The emotional blunting, akathisia, toxic delusions, akathisia induced aggressiveness, emotional lability, akathisia induced violence against self and others: - can all lead to the erroneous label of borderline personality disorder in addition to misdiagnosed "psychotic depression" and "bipolar disorder".

The intensity and duration of the persistent destruction of intimacy and sexuality caused by SSRIs ----> PSSD - (persisting for months and years - even after slow taper withdrawal) - add to the very real risk of misdiagnosis.

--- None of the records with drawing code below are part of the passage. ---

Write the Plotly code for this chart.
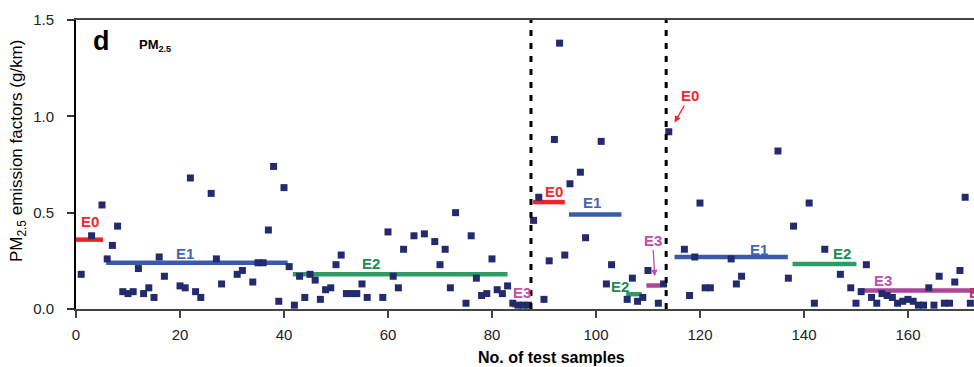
import plotly.graph_objects as go

# ---- data ----
x_samples = [1, 3, 5, 6, 7, 8, 9, 10, 11, 12, 13, 14, 15, 16, 17, 20, 21, 22, 23, 24,
             26, 27, 28, 31, 32, 34, 35, 36, 37, 38, 39, 40, 41, 42, 43, 44, 45, 46, 47, 48,
             49, 50, 51, 52, 53, 54, 55, 56, 59, 60, 61, 62, 63, 65, 67, 69, 70, 71, 72, 73,
             75, 76, 77, 78, 79, 80, 81, 82, 83, 84, 85, 86, 87, 88, 89, 90, 91, 92, 93, 94,
             95, 97, 98, 101, 102, 103, 106, 107, 108, 109, 110, 112, 113, 114, 117, 118, 119, 120, 121, 122,
             126, 127, 128, 135, 137, 138, 141, 142, 144, 147, 149, 150, 151, 152, 153, 154, 155, 156, 157, 158,
             159, 160, 161, 162, 163, 164, 165, 166, 167, 168, 169, 170, 171, 172]
ef_pm25 = [0.18, 0.38, 0.54, 0.26, 0.33, 0.43, 0.09, 0.08, 0.09, 0.21, 0.08, 0.11, 0.06, 0.27, 0.17, 0.12, 0.11, 0.68, 0.09, 0.06,
           0.60, 0.26, 0.13, 0.18, 0.20, 0.14, 0.24, 0.24, 0.41, 0.74, 0.04, 0.63, 0.22, 0.02, 0.17, 0.06, 0.18, 0.15, 0.05, 0.10,
           0.11, 0.23, 0.28, 0.08, 0.08, 0.08, 0.13, 0.06, 0.06, 0.40, 0.17, 0.11, 0.31, 0.38, 0.39, 0.35, 0.23, 0.31, 0.11, 0.50,
           0.03, 0.38, 0.16, 0.07, 0.08, 0.26, 0.10, 0.08, 0.12, 0.03, 0.02, 0.02, 0.02, 0.46, 0.58, 0.05, 0.25, 0.88, 1.38, 0.28,
           0.65, 0.71, 0.37, 0.87, 0.13, 0.23, 0.05, 0.16, 0.04, 0.06, 0.20, 0.03, 0.13, 0.92, 0.31, 0.07, 0.27, 0.55, 0.11, 0.11,
           0.26, 0.13, 0.17, 0.82, 0.16, 0.43, 0.55, 0.03, 0.31, 0.18, 0.11, 0.03, 0.09, 0.23, 0.06, 0.03, 0.08, 0.07, 0.06, 0.03,
           0.04, 0.05, 0.04, 0.02, 0.02, 0.11, 0.02, 0.17, 0.03, 0.03, 0.14, 0.20, 0.58, 0.03]

# mean level segments per emission standard
seg_level = ["E0", "E1", "E2", "E3", "E0", "E1", "E2", "E3", "E1", "E2", "E3"]
seg_x0 = [-0.3, 5.8, 41.7, 83.8, 87.9, 94.8, 105.8, 109.7, 115.1, 137.8, 150.8]
seg_x1 = [5.2, 40.7, 83.0, 87.3, 94.0, 104.9, 108.8, 112.4, 136.9, 150.1, 176.0]
seg_y = [0.36, 0.24, 0.18, 0.02, 0.555, 0.49, 0.077, 0.122, 0.27, 0.234, 0.096]

# segment labels
lab_text = ["E0", "E1", "E2", "E3", "E0", "E1", "E2", "E1", "E2", "E3"]
lab_x = [2.6, 21.0, 56.8, 85.8, 91.9, 99.2, 104.6, 131.4, 147.3, 155.2]
lab_y = [0.454, 0.29, 0.234, 0.086, 0.612, 0.552, 0.116, 0.31, 0.286, 0.146]

# arrow labels: text position and arrow tip
arr_text = ["E3", "E0"]
arr_tx = [110.9, 118.1]
arr_ty = [0.358, 1.106]
arr_hx = [111.3, 115.1]
arr_hy = [0.17, 0.968]

divider_x = [87.5, 113.5]
x_ticks = [0, 20, 40, 60, 80, 100, 120, 140, 160]
y_ticks = [0.0, 0.5, 1.0, 1.5]
y_ticktext = ["0.0", "0.5", "1.0", "1.5"]

line_col = {"E0": "#ee2328", "E1": "#3b5ba8", "E2": "#2f9a63", "E3": "#a8469a"}
text_col = {"E0": "#f0262e", "E1": "#4764b2", "E2": "#1e8c4e", "E3": "#c050a8"}

FONT = "Liberation Sans, Arial, sans-serif"

fig = go.Figure()

for lv, a, b, yv in zip(seg_level, seg_x0, seg_x1, seg_y):
    fig.add_trace(go.Scatter(x=[a, b], y=[yv, yv], mode="lines",
                             line=dict(color=line_col[lv], width=4.5),
                             cliponaxis=False, showlegend=False, hoverinfo="skip"))

fig.add_trace(go.Scatter(x=x_samples, y=ef_pm25, mode="markers",
                         marker=dict(symbol="square", size=7, color="#232a6e",
                                     line=dict(width=0)),
                         cliponaxis=False, showlegend=False))

for xv in divider_x:
    fig.add_shape(type="line", xref="x", yref="y", x0=xv, x1=xv, y0=0, y1=1.53,
                  line=dict(color="black", width=3, dash="6px,7px"))

for t, xv, yv in zip(lab_text, lab_x, lab_y):
    fig.add_annotation(x=xv, y=yv, xref="x", yref="y", text="<b>%s</b>" % t, showarrow=False,
                       font=dict(family=FONT, size=15, color=text_col[t]),
                       xanchor="center", yanchor="middle")

for t, tx, ty, hx, hy in zip(arr_text, arr_tx, arr_ty, arr_hx, arr_hy):
    fig.add_annotation(x=hx, y=hy, ax=tx, ay=ty, xref="x", yref="y", axref="x", ayref="y",
                       text="<b>%s</b>" % t, showarrow=True, arrowhead=2, arrowsize=1, arrowwidth=1.3,
                       arrowcolor=line_col[t] if t != "E3" else "#c050a8",
                       font=dict(family=FONT, size=15, color=text_col[t]))

# partially visible label at the right edge (cut off in the reference as well)
fig.add_annotation(x=171.3, y=0.085, xref="x", yref="y", text="<b>E0</b>", showarrow=False,
                   xanchor="left", yanchor="middle",
                   font=dict(family=FONT, size=15, color="#c0306a"))

# panel letter and species
fig.add_annotation(x=101, y=41, xref="x domain", yref="paper", text="<b>d</b>", showarrow=False,
                   font=dict(family=FONT, size=27, color="black"))
fig.add_annotation(x=0, y=0, xref="paper", yref="paper", text="<b>PM<sub>2.5</sub></b>", showarrow=False,
                   font=dict(family=FONT, size=13, color="black"))

fig.update_layout(
    width=974, height=367,
    margin=dict(l=76, r=0, t=19.5, b=57.5),
    paper_bgcolor="white", plot_bgcolor="white",
    font=dict(family=FONT, color="#222"),
    xaxis=dict(range=[0, 172.7], tickvals=x_ticks, showgrid=False, zeroline=False,
               showline=True, linecolor="#444", linewidth=2, mirror=True,
               ticks="outside", ticklen=7, tickwidth=1.5, tickcolor="#444",
               tickfont=dict(family=FONT, size=15, color="#222"), ticklabelstandoff=4),
    yaxis=dict(range=[0, 1.5], tickvals=y_ticks, ticktext=y_ticktext, showgrid=False, zeroline=False,
               showline=True, linecolor="black", linewidth=2,
               ticks="outside", ticklen=7, tickwidth=1.5, tickcolor="#333",
               tickfont=dict(family=FONT, size=15, color="#222"), ticklabelstandoff=10),
)

# fix positions of panel letter / species / axis titles in pixel terms
L, T, PW, PH = 76.0, 19.5, 898.0, 290.0
def px(xp):
    return (xp - L) / PW
def py(yp):
    return (T + PH - yp) / PH

anns = list(fig.layout.annotations)
anns[-2].update(xref="paper", x=px(101), y=py(41), xanchor="center", yanchor="middle")
anns[-1].update(xref="paper", x=px(155), y=py(45), xanchor="center", yanchor="middle")
fig.layout.annotations = anns

fig.add_annotation(xref="paper", yref="paper", x=px(18), y=py(151), textangle=-90,
                   text="PM<sub>2.5</sub> emission factors (g/km)", showarrow=False,
                   xanchor="center", yanchor="middle",
                   font=dict(family=FONT, size=17, color="black"))
fig.add_annotation(xref="paper", yref="paper", x=px(551), y=py(358),
                   text="<b>No. of test samples</b>", showarrow=False,
                   xanchor="center", yanchor="middle",
                   font=dict(family=FONT, size=16, color="black"))

fig.write_html("out.html")
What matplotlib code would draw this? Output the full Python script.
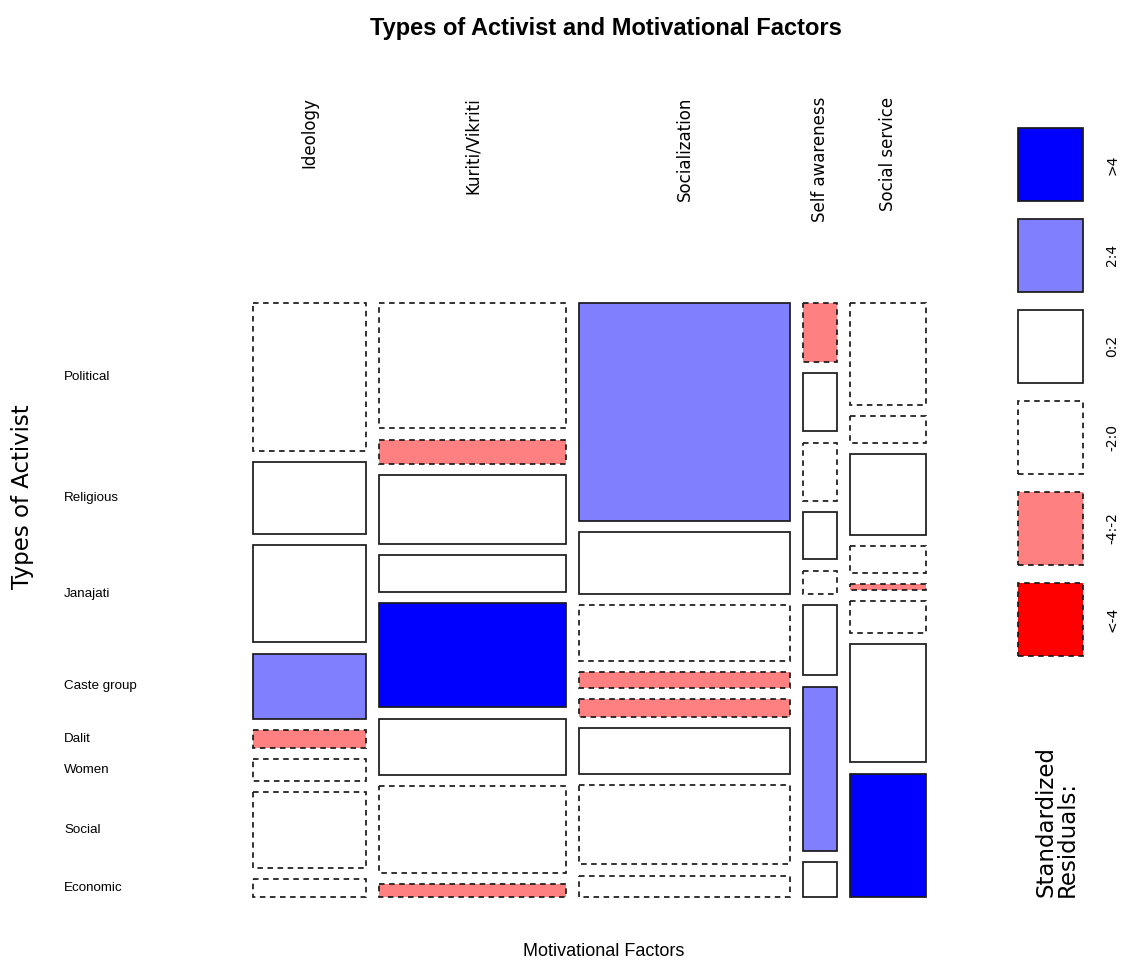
import numpy as np
import matplotlib.pyplot as plt
from matplotlib.patches import Rectangle
from matplotlib import transforms

W, H = 1121, 966

activist_types = ["Political", "Religious", "Janajati", "Caste group",
                  "Dalit", "Women", "Social", "Economic"]
factors = ["Ideology", "Kuriti/Vikriti", "Socialization",
           "Self awareness", "Social service"]

# counts per motivational factor, in the order of activist_types
ideology       = [41, 20, 27, 18, 5, 6, 21, 5]
kuriti_vikriti = [58, 11, 32, 17, 48, 26, 40, 6]
socialization  = [113, 32, 29, 8, 9, 24, 41, 11]
self_awareness = [5, 5, 5, 4, 2, 6, 14, 3]
social_service = [19, 5, 15, 5, 1, 6, 22, 23]

# standardized residual class of each cell (index into legend_labels)
ideology_res       = [2, 3, 3, 4, 1, 2, 2, 2]
kuriti_vikriti_res = [2, 1, 3, 3, 5, 3, 2, 1]
socialization_res  = [4, 3, 2, 1, 1, 3, 2, 2]
self_awareness_res = [1, 3, 2, 3, 2, 3, 4, 3]
social_service_res = [2, 2, 3, 2, 1, 2, 3, 5]

legend_labels = ["<-4", "-4:-2", "-2:0", "0:2", "2:4", ">4"]
legend_colors = ["#FF0000", "#FF8080", "white", "white", "#8080FF", "#0000FF"]

counts = np.array([ideology, kuriti_vikriti, socialization,
                   self_awareness, social_service], dtype=float)
resid = np.array([ideology_res, kuriti_vikriti_res, socialization_res,
                  self_awareness_res, social_service_res])

NARROW = ["Liberation Sans Narrow", "Liberation Sans", "DejaVu Sans"]
WIDE = ["DejaVu Sans"]
DASHED = (0, (3.2, 2.6))

def fx(x):
    return x / W

def fy(y):
    return 1 - y / H

fig = plt.figure(figsize=(W / 100, H / 100), dpi=100)
fig.patch.set_facecolor("white")

# mosaic area
left, right, top, bottom = 253, 926, 303, 897
ax = fig.add_axes([fx(left), fy(bottom), (right - left) / W, (bottom - top) / H])
ax.set_xlim(0, 1)
ax.set_ylim(1, 0)
ax.axis("off")

gap_x = 13 / (right - left)
gap_y = 11.3 / (bottom - top)
n_cols, n_rows = counts.shape

col_tot = counts.sum(axis=1)
widths = (1 - gap_x * (n_cols - 1)) * col_tot / col_tot.sum()

x0 = 0
col_centers = []
first_col_centers = []
for j in range(n_cols):
    heights = (1 - gap_y * (n_rows - 1)) * counts[j] / col_tot[j]
    y0 = 0
    for i in range(n_rows):
        k = resid[j, i]
        ls = DASHED if k < 3 else "solid"
        ax.add_patch(Rectangle((x0, y0), widths[j], heights[i],
                               facecolor=legend_colors[k], edgecolor="#1a1a1a",
                               lw=1.25, linestyle=ls, clip_on=False))
        if j == 0:
            first_col_centers.append(y0 + heights[i] / 2)
        y0 += heights[i] + gap_y
    col_centers.append(x0 + widths[j] / 2)
    x0 += widths[j] + gap_x

# row labels, placed along the first column
row_tr = transforms.blended_transform_factory(fig.transFigure, ax.transData)
for name, yc in zip(activist_types, first_col_centers):
    ax.text(fx(64), yc, name, transform=row_tr, ha="left", va="center",
            fontsize=9.6, family=NARROW)

# column labels on top
col_tr = transforms.blended_transform_factory(ax.transData, fig.transFigure)
for name, xc in zip(factors, col_centers):
    ax.text(xc, fy(97), name, transform=col_tr, rotation=90,
            ha="center", va="top", fontsize=12, family=WIDE)

fig.text(fx(606), fy(29), "Types of Activist and Motivational Factors",
         ha="center", va="center", fontsize=17, fontweight="bold", family=NARROW)
fig.text(fx(604), fy(952), "Motivational Factors", ha="center", va="center",
         fontsize=13, family=NARROW)
fig.text(fx(23), fy(497), "Types of Activist", rotation=90, ha="center",
         va="center", fontsize=16.5, family=WIDE)

# shading legend
lax = fig.add_axes([fx(1000), fy(897), (W - 1000) / W, (897 - 87.5) / H])
lax.set_xlim(0, 1)
lax.set_ylim(0, 1)
lax.axis("off")
bh = 0.1124
box_l, box_r = (1018 - 1000) / 121, (1083 - 1000) / 121
for n, k in enumerate(range(len(legend_labels) - 1, -1, -1)):
    y_t = 0.95 - n * bh
    y_b = y_t - 0.8 * bh
    ls = DASHED if k < 3 else "solid"
    lax.add_patch(Rectangle((box_l, y_b), box_r - box_l, y_t - y_b,
                            facecolor=legend_colors[k], edgecolor="#1a1a1a",
                            lw=1.25, linestyle=ls, clip_on=False))
    lax.text((1112 - 1000) / 121, (y_t + y_b) / 2, legend_labels[k],
             rotation=90, ha="center", va="center", fontsize=10, family=WIDE)
lax.text((1057 - 1000) / 121, 0, "Standardized\nResiduals:", rotation=90,
         ha="center", va="bottom", multialignment="left", linespacing=0.9,
         fontsize=16.5, family=WIDE)

fig.savefig("out.png", dpi=100)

The suffering of SSRI/ SNRI withdrawal syndromes also produces adverse changes in personality and social functioning.

roger @

You exagerate.

Markham @

Total rubbish. How about a history of being emotionally, verbally and/or physically abused? How about alcoholic, drug abusing parents? How about poverty? People in family incarcerated? How about acting out family issues and then getting punished? This works in both lower and higher-functioning families, and in both lower and higher income families.. My parents were doctors, and I am married to a clinical psychologist. How about getting a life, folks! The psychoanalytic model is out of date, and was never on target. Forget Sigmund.

Kathryn @

The Adverse Child Experiences lobby has pretty much nailed it when we talk about the psychoanalytical insight to our causes of personality disorders. Although Freud was a bit of a drug addict and experimented on his own children, his direction was pretty valid. ACE research shows that childhood experiences have a strong influence on our life expectancies.

I have an ACE count of 4. The research works for me.